• **Exercise requirements**: The listing below is the input. Say how many of its lines contain "this", giving the number alone.

A run of records
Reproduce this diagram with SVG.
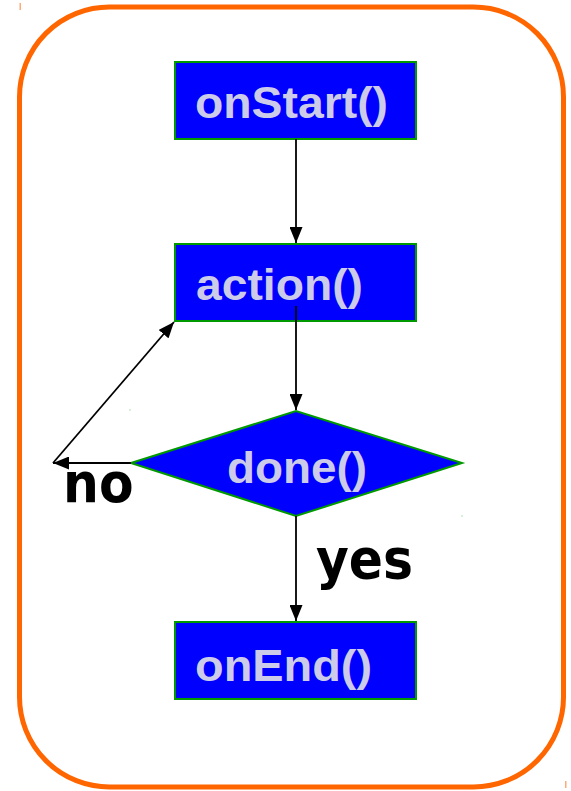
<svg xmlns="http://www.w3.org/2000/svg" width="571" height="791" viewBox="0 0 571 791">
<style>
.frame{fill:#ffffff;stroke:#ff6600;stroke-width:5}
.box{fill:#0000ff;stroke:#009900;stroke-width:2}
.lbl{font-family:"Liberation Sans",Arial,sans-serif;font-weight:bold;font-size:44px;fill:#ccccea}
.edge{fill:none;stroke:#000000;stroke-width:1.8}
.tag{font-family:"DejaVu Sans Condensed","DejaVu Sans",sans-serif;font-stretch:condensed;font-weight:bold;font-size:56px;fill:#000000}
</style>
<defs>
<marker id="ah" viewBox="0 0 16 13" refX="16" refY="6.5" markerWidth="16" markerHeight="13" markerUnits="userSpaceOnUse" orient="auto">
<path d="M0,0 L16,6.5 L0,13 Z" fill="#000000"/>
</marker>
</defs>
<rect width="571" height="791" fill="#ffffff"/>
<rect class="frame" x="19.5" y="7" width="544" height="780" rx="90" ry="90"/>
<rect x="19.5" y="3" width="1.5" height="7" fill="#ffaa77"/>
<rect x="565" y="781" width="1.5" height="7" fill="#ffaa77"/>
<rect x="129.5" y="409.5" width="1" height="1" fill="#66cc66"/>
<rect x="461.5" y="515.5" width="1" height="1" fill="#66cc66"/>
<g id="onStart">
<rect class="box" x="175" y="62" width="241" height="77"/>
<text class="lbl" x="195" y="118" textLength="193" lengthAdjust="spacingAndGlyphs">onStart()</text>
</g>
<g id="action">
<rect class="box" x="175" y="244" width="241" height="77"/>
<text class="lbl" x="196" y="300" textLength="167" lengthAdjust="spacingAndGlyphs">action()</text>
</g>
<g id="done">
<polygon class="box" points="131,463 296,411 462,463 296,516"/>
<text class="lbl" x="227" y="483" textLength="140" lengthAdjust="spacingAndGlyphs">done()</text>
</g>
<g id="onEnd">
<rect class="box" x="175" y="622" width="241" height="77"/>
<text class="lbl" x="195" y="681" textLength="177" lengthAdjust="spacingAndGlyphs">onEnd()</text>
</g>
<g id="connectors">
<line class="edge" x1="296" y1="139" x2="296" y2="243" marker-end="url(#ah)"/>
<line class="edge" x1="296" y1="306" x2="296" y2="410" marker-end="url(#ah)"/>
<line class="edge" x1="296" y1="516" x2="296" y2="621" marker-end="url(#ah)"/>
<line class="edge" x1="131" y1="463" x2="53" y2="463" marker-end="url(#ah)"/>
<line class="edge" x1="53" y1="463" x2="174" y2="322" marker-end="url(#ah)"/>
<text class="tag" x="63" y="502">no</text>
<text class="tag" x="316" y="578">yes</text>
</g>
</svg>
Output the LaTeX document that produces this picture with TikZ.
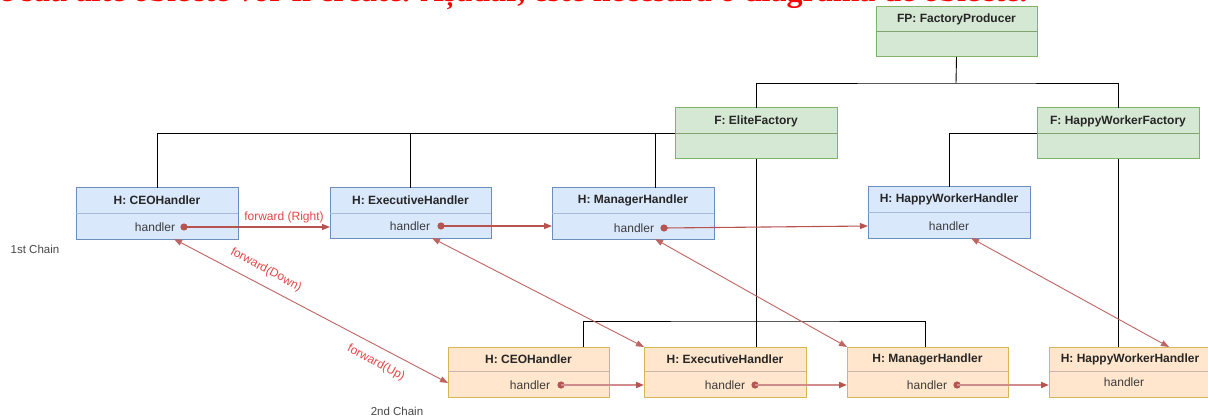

• **Correct output**: 2